The council sent the issue back to the city staffers, asking them and the developer of the project, NKT Commercial, to come up with a plan to create a centennial park that would be built along Arroyo Grande Creek.

The proposed park was part of a complicated plan that would have cost the city $1.2 million and involved the city swapping a building known as “the malt shop” in exchange for a newer and larger office building. The developer would have demolished the old, classic city building and replaced it with a 5,700-square-foot commercial structure. The plan would have allowed many of the city staffers to move out of their tight quarters and into a space with room to grow. The centennial park would have been built fronting Branch Street, on what is now a small section of Short Street. The park would have eliminated the street, an action that soured much of the public on the project.

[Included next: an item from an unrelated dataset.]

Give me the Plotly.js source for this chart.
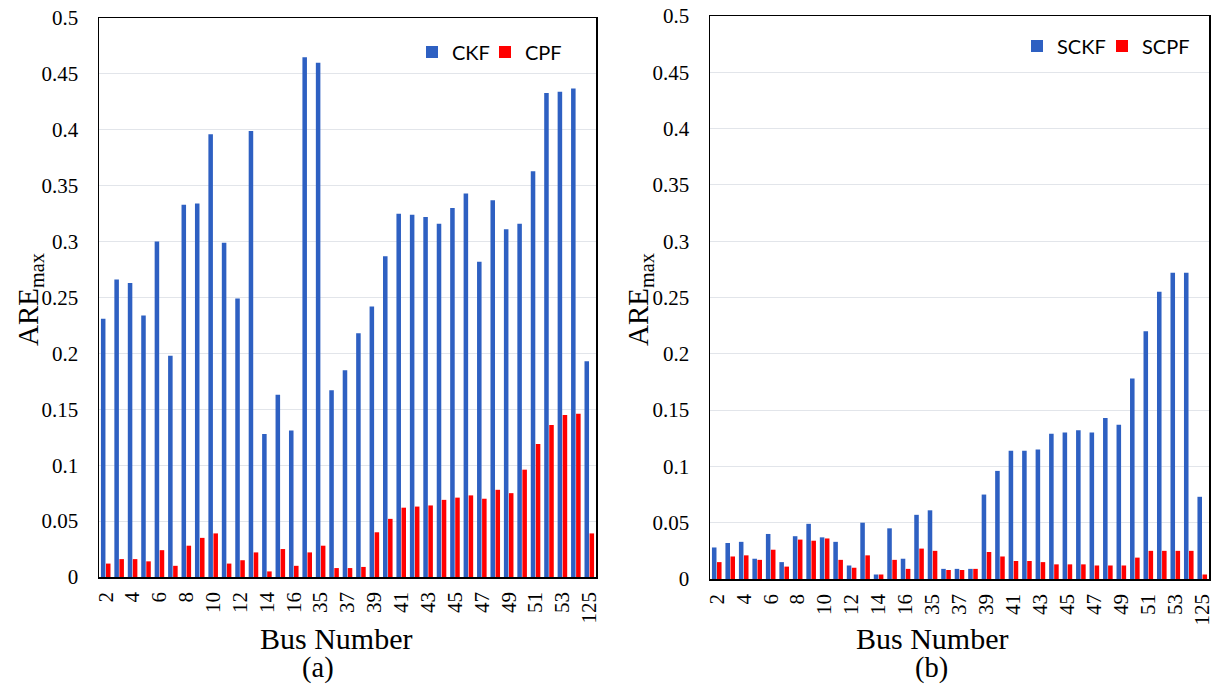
<!DOCTYPE html>
<html>
<head>
<meta charset="utf-8">
<script src="https://cdn.plot.ly/plotly-3.0.1.min.js"></script>
<style>
html,body{margin:0;padding:0;background:#fff;}
#chart{width:1217px;height:687px;}
</style>
</head>
<body>
<div id="chart"></div>
<script>
// Bus numbers (categories)
const busNumbers = ["2","3","4","5","6","7","8","9","10","11","12","13","14","15","16","34",
  "35","36","37","38","39","40","41","42","43","44","45","46","47","48","49","50","51","52","53","54","125"];
// shown tick labels (every other category)
const xTickLabels = busNumbers.filter((b, i) => i % 2 === 0);

// (a) CKF / CPF
const ckf = [0.231,0.266,0.263,0.234,0.300,0.198,0.333,0.334,0.396,0.299,0.249,0.399,0.128,0.163,0.131,0.465,
  0.460,0.167,0.185,0.218,0.242,0.287,0.325,0.324,0.322,0.316,0.330,0.343,0.282,0.337,0.311,0.316,0.363,0.433,0.434,0.437,0.193];
const cpf = [0.012,0.016,0.016,0.014,0.024,0.010,0.028,0.035,0.039,0.012,0.015,0.022,0.005,0.025,0.010,0.022,
  0.028,0.008,0.008,0.009,0.040,0.052,0.062,0.063,0.064,0.069,0.071,0.073,0.070,0.078,0.075,0.096,0.119,0.136,0.145,0.146,0.039];

// (b) SCKF / SCPF
const sckf = [0.028,0.032,0.033,0.018,0.040,0.015,0.038,0.049,0.037,0.033,0.012,0.050,0.004,0.045,0.018,0.057,
  0.061,0.009,0.009,0.009,0.075,0.096,0.114,0.114,0.115,0.129,0.130,0.132,0.130,0.143,0.137,0.178,0.220,0.255,0.272,0.272,0.073];
const scpf = [0.015,0.020,0.021,0.017,0.026,0.011,0.035,0.034,0.036,0.017,0.010,0.021,0.004,0.017,0.009,0.027,
  0.025,0.008,0.008,0.009,0.024,0.020,0.016,0.016,0.015,0.013,0.013,0.013,0.012,0.012,0.012,0.019,0.025,0.025,0.025,0.025,0.004];

const yTickVals = [0,0.05,0.1,0.15,0.2,0.25,0.3,0.35,0.4,0.45,0.5];
const yTickText = ["0","0.05","0.1","0.15","0.2","0.25","0.3","0.35","0.4","0.45","0.5"];

const BLUE = '#2e60c2';
const RED = '#ff0000';

const traces = [
  {type:'bar', name:'CKF', x:busNumbers, y:ckf, xaxis:'x', yaxis:'y', marker:{color:BLUE}, legend:'legend'},
  {type:'bar', name:'CPF', x:busNumbers, y:cpf, xaxis:'x', yaxis:'y', marker:{color:RED}, legend:'legend2'},
  {type:'bar', name:'SCKF', x:busNumbers, y:sckf, xaxis:'x2', yaxis:'y2', marker:{color:BLUE}, legend:'legend3'},
  {type:'bar', name:'SCPF', x:busNumbers, y:scpf, xaxis:'x2', yaxis:'y2', marker:{color:RED}, legend:'legend4'}
];

const W = 1217, H = 687;
const serif = 'Liberation Serif, Times New Roman, serif';
const tickFont = {family: serif, size: 21, color: '#000'};

function xAxis(x0, x1, anchor){
  return {
    domain:[x0/W, x1/W], anchor:anchor, type:'category',
    tickmode:'array', tickvals:xTickLabels, ticktext:xTickLabels,
    tickangle:-90, tickfont:tickFont, ticks:'', showgrid:false,
    showline:true, mirror:true, linecolor:'#000', linewidth:1.5,
    ticklabelstandoff:5, fixedrange:true
  };
}
function yAxis(top, bottom, anchor){
  return {
    domain:[1-bottom/H, 1-top/H], anchor:anchor, range:[0,0.5],
    tickmode:'array', tickvals:yTickVals, ticktext:yTickText,
    tickfont:tickFont, ticks:'', showgrid:true, gridcolor:'#e2e5ea', gridwidth:1,
    zeroline:false, showline:true, mirror:true, linecolor:'#000', linewidth:1.5,
    ticklabelstandoff:15, fixedrange:true
  };
}

const legendFont = {family:'Lato, Carlito, sans-serif', size:20, color:'#000'};
function legendAt(xText, yMid){
  return {orientation:'h', x:(xText-40)/W, xanchor:'left', y:1-yMid/H, yanchor:'middle',
    font:legendFont, bgcolor:'rgba(0,0,0,0)'};
}

const layout = {
  width:W, height:H,
  margin:{l:0,r:0,t:0,b:0},
  paper_bgcolor:'#fff', plot_bgcolor:'#fff',
  barmode:'group', bargap:0.25, bargroupgap:0.1,
  showlegend:true,
  xaxis: xAxis(99, 596, 'y'),
  yaxis: yAxis(18, 577, 'x'),
  xaxis2: xAxis(710, 1209, 'y2'),
  yaxis2: yAxis(16, 579, 'x2'),
  legend: legendAt(452, 52),
  legend2: legendAt(525, 52),
  legend3: legendAt(1057, 46),
  legend4: legendAt(1142, 46),
  annotations:[
    {text:'Bus Number', xref:'paper', yref:'paper', x:336/W, y:1-638/H, showarrow:false,
      font:{family:serif, size:30, color:'#000'}, xanchor:'center', yanchor:'middle'},
    {text:'(a)', xref:'paper', yref:'paper', x:318/W, y:1-668/H, showarrow:false,
      font:{family:serif, size:28.5, color:'#000'}, xanchor:'center', yanchor:'middle'},
    {text:'Bus Number', xref:'paper', yref:'paper', x:932/W, y:1-638/H, showarrow:false,
      font:{family:serif, size:30, color:'#000'}, xanchor:'center', yanchor:'middle'},
    {text:'(b)', xref:'paper', yref:'paper', x:931/W, y:1-668/H, showarrow:false,
      font:{family:serif, size:28.5, color:'#000'}, xanchor:'center', yanchor:'middle'},
    {text:'ARE<sub>max</sub>', xref:'paper', yref:'paper', x:30/W, y:1-300/H, showarrow:false, textangle:-90,
      font:{family:serif, size:29, color:'#000'}, xanchor:'center', yanchor:'middle'},
    {text:'ARE<sub>max</sub>', xref:'paper', yref:'paper', x:640/W, y:1-300/H, showarrow:false, textangle:-90,
      font:{family:serif, size:29, color:'#000'}, xanchor:'center', yanchor:'middle'}
  ]
};

Plotly.newPlot('chart', traces, layout, {displayModeBar:false, staticPlot:true});
</script>
</body>
</html>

Ferraro said the vote on the park would be a “defining moment” for the city and presented his vision for the future of the city in a 25-minute multimedia presentation. Projecting images of vast parking lots in Paso Robles and Atascadero and Front Street in Avila Beach as examples to emulate, he explained how the project would begin to push future parking spaces away from the main street of the village, Branch Street. He also cast doubt on the validity of the more 300 signatures the council had received protesting the project, implying that some of the names were gathered under false pretences.

City Councilman Chuck Fellows, along with the other remaining city council members, rejected the plan, and said he didn’t want Arroyo Grande to end up looking like Paso Robles or Avila Beach. He wanted to preserve Short Street.

Fellows also said he didn’t want to add more debt to the city for a project the public doesn’t want.